Exercise brief →
Only the span from the line containing "Write a Python" down to the line containing "trad_phonol = [0.0, 1.0, 1.0, 1.0, 0.0, 1.0]" is to be printed, exactly and inclusively, with pictures omitted.
====== Material shown ======
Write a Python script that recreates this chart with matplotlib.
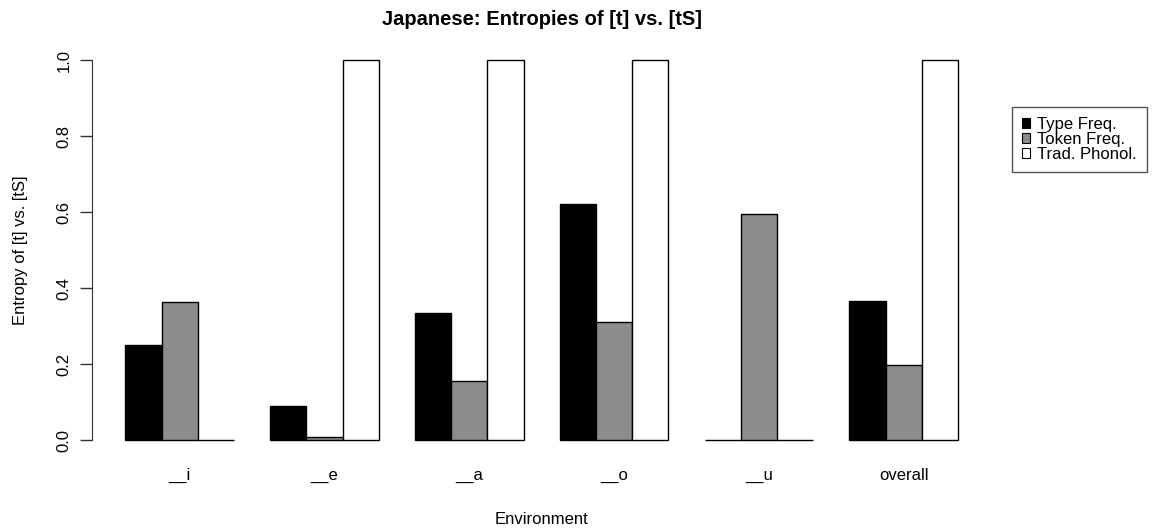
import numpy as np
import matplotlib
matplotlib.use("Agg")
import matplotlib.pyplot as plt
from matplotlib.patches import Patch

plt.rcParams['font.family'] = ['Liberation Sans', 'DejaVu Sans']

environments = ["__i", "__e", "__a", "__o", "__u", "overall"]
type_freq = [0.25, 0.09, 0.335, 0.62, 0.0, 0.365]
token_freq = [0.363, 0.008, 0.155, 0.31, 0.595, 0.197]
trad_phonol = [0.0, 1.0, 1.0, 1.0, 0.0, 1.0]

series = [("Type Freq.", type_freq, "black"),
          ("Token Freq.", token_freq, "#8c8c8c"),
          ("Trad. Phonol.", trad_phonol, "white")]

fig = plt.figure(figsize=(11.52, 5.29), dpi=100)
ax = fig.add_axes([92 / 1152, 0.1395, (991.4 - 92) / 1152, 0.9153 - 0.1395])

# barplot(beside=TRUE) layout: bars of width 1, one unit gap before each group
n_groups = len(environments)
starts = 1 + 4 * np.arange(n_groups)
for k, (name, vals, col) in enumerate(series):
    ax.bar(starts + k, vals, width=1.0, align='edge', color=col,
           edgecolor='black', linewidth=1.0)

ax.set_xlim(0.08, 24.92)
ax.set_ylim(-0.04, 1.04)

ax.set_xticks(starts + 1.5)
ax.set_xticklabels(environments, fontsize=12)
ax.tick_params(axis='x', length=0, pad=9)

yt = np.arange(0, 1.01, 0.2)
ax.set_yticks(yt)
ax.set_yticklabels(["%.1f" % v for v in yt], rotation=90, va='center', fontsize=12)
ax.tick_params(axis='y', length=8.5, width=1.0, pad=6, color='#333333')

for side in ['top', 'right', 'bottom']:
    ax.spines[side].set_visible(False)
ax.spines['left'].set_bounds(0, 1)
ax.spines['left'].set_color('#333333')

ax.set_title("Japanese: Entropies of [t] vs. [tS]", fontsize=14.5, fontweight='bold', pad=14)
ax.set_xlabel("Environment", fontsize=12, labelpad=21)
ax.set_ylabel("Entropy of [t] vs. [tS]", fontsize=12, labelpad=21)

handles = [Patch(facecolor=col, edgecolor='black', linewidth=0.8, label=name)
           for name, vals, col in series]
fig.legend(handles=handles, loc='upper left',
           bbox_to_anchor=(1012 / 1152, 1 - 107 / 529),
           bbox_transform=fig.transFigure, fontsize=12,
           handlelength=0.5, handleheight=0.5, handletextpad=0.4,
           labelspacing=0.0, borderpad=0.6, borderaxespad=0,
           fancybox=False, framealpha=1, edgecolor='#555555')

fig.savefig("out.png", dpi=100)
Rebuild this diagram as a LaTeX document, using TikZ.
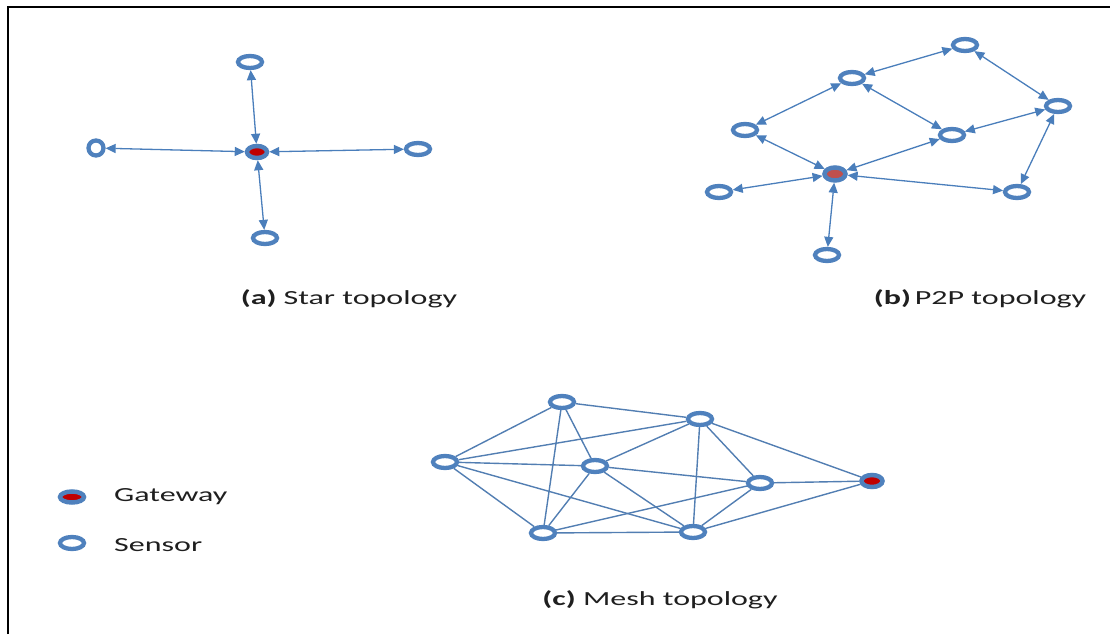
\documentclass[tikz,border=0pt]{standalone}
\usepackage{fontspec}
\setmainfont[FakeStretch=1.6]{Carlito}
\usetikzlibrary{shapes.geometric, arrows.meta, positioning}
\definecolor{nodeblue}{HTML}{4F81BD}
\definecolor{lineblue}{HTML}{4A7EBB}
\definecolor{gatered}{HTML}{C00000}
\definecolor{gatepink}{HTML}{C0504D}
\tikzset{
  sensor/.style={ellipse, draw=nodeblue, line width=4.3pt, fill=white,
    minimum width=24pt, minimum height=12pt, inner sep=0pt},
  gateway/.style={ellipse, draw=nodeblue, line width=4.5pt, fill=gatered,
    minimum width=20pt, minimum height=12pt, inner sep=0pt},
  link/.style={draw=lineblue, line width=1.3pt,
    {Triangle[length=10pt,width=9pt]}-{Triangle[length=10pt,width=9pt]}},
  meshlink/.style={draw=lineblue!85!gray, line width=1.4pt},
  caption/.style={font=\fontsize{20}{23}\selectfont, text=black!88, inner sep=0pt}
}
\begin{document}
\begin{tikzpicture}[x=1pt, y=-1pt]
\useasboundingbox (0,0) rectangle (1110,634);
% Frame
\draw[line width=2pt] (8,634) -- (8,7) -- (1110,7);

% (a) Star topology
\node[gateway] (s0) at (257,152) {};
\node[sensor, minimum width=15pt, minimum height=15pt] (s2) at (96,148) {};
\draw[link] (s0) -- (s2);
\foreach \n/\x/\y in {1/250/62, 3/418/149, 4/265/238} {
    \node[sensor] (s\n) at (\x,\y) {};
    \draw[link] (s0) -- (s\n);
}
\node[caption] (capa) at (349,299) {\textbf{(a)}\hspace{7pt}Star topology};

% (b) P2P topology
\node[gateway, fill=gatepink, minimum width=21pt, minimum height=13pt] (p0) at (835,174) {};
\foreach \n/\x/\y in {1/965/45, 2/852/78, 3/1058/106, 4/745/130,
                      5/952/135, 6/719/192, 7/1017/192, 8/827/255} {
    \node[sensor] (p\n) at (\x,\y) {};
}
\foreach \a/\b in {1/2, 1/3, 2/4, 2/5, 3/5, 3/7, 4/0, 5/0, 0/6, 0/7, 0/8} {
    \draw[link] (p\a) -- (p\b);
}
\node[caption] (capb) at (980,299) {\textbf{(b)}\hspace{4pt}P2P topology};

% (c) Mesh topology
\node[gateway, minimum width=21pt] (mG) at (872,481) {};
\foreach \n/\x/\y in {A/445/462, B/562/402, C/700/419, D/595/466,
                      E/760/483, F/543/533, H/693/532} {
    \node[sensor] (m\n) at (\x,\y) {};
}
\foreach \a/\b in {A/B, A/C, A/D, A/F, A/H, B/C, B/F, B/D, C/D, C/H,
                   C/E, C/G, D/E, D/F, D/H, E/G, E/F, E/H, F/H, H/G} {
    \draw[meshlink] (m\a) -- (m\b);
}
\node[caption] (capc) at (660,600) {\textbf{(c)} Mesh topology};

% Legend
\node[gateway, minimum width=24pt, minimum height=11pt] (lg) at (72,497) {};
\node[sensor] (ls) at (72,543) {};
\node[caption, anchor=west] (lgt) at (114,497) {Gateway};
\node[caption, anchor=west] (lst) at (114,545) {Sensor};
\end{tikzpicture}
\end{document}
======
====== Material shown ======
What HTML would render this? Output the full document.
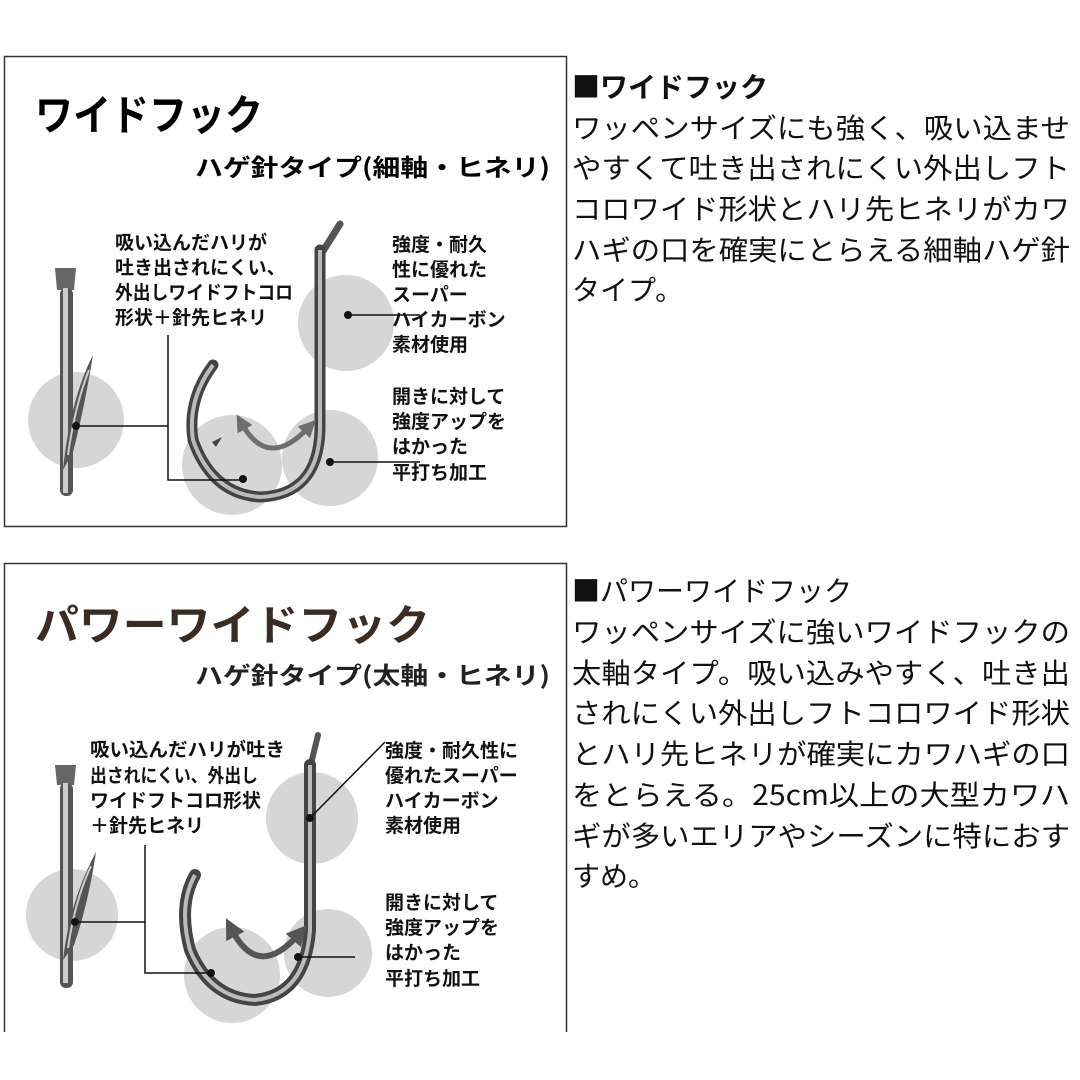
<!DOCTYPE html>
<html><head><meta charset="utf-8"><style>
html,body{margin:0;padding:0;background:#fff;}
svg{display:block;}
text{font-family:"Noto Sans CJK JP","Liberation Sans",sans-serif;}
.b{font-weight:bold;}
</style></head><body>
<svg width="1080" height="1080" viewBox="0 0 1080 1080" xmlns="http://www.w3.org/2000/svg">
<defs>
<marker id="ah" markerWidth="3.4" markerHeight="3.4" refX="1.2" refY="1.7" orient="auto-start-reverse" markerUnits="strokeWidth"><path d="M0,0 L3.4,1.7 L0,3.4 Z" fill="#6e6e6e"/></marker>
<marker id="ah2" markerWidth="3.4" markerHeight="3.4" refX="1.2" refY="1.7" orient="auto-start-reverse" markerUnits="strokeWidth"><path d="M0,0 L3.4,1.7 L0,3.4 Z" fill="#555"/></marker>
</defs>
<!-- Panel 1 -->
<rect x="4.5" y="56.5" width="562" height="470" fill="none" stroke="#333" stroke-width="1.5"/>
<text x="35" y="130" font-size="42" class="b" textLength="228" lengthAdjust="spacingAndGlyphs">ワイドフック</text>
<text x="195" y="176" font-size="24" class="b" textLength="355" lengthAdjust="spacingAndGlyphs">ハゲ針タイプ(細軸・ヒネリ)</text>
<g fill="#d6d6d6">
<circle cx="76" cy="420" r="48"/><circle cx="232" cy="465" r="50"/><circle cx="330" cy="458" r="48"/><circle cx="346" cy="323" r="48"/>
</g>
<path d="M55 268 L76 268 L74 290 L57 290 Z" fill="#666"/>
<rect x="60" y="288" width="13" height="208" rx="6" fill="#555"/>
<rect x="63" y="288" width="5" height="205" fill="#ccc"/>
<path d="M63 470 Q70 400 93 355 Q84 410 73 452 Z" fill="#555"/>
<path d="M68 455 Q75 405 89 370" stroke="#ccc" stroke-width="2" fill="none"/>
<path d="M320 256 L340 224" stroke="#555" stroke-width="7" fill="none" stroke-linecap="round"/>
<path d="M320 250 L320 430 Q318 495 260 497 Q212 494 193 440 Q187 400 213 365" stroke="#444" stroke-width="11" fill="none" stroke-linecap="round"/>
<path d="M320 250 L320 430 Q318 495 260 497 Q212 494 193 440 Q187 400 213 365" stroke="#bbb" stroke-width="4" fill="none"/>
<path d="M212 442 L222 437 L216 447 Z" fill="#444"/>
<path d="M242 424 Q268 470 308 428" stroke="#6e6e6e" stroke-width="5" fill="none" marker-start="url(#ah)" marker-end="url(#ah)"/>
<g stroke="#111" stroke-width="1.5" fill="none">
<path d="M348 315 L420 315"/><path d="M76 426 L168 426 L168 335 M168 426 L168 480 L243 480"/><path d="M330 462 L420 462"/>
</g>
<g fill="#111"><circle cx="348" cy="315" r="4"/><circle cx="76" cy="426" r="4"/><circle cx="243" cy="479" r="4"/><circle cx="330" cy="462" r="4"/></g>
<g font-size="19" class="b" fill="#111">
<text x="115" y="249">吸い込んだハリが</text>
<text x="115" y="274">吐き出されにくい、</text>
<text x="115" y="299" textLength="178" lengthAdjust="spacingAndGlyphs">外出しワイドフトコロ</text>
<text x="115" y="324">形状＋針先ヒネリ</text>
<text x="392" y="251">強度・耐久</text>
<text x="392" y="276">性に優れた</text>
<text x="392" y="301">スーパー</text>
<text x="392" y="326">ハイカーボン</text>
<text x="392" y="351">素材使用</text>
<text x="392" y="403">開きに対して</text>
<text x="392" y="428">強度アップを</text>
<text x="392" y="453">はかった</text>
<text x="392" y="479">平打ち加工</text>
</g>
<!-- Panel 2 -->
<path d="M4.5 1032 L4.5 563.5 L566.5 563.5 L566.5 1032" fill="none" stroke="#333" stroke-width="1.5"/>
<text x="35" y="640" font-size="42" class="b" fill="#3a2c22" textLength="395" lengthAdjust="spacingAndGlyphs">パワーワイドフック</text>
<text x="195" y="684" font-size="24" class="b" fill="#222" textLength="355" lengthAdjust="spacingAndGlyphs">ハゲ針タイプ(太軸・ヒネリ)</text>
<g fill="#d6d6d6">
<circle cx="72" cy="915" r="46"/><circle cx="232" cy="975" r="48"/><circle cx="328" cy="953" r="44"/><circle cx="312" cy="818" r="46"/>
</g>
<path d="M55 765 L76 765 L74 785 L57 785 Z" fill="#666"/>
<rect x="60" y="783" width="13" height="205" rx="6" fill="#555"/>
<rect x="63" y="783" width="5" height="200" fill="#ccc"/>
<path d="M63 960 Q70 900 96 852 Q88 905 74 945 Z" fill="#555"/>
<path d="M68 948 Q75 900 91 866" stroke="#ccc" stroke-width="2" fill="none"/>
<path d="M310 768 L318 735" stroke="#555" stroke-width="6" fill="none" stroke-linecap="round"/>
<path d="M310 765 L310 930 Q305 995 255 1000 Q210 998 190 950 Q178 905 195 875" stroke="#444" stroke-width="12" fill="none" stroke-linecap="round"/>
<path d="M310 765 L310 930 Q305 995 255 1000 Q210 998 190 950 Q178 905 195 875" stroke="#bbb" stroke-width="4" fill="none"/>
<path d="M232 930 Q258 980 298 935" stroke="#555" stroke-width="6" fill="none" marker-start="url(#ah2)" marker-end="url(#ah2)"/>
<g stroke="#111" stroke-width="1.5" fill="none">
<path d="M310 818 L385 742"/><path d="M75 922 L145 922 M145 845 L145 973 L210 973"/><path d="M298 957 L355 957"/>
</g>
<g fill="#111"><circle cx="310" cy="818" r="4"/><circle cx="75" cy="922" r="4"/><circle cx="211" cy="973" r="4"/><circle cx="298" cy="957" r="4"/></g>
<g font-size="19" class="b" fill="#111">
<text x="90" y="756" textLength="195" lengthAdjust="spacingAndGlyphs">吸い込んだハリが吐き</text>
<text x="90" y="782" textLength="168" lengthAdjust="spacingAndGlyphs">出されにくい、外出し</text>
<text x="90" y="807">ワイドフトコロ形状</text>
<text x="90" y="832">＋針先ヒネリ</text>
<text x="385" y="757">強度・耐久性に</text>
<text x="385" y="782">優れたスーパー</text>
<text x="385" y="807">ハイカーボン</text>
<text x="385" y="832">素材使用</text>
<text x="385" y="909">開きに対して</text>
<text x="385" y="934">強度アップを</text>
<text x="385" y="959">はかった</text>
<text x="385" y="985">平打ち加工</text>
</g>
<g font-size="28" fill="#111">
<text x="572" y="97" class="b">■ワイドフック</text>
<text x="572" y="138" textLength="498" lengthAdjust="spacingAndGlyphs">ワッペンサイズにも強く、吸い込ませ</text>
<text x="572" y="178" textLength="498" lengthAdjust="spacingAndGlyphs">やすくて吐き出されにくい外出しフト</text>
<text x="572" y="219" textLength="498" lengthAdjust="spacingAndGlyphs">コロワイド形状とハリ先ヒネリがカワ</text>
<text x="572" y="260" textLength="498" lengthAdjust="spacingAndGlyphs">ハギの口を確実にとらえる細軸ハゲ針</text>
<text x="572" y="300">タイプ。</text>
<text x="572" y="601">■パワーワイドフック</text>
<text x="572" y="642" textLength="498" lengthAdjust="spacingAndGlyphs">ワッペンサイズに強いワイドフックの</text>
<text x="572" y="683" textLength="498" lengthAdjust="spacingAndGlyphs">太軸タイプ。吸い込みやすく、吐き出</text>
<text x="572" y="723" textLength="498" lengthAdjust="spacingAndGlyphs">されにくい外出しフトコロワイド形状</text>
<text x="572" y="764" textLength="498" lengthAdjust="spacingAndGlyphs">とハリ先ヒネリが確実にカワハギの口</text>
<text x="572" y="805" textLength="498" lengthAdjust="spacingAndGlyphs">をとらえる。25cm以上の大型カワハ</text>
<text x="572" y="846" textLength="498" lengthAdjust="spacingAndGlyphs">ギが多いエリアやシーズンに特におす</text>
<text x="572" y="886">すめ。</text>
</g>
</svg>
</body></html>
======
Response to the task →
Write a Python script that recreates this chart with matplotlib.
import numpy as np
import matplotlib
matplotlib.use("Agg")
import matplotlib.pyplot as plt
from matplotlib.patches import Patch

plt.rcParams['font.family'] = ['Liberation Sans', 'DejaVu Sans']

environments = ["__i", "__e", "__a", "__o", "__u", "overall"]
type_freq = [0.25, 0.09, 0.335, 0.62, 0.0, 0.365]
token_freq = [0.363, 0.008, 0.155, 0.31, 0.595, 0.197]
trad_phonol = [0.0, 1.0, 1.0, 1.0, 0.0, 1.0]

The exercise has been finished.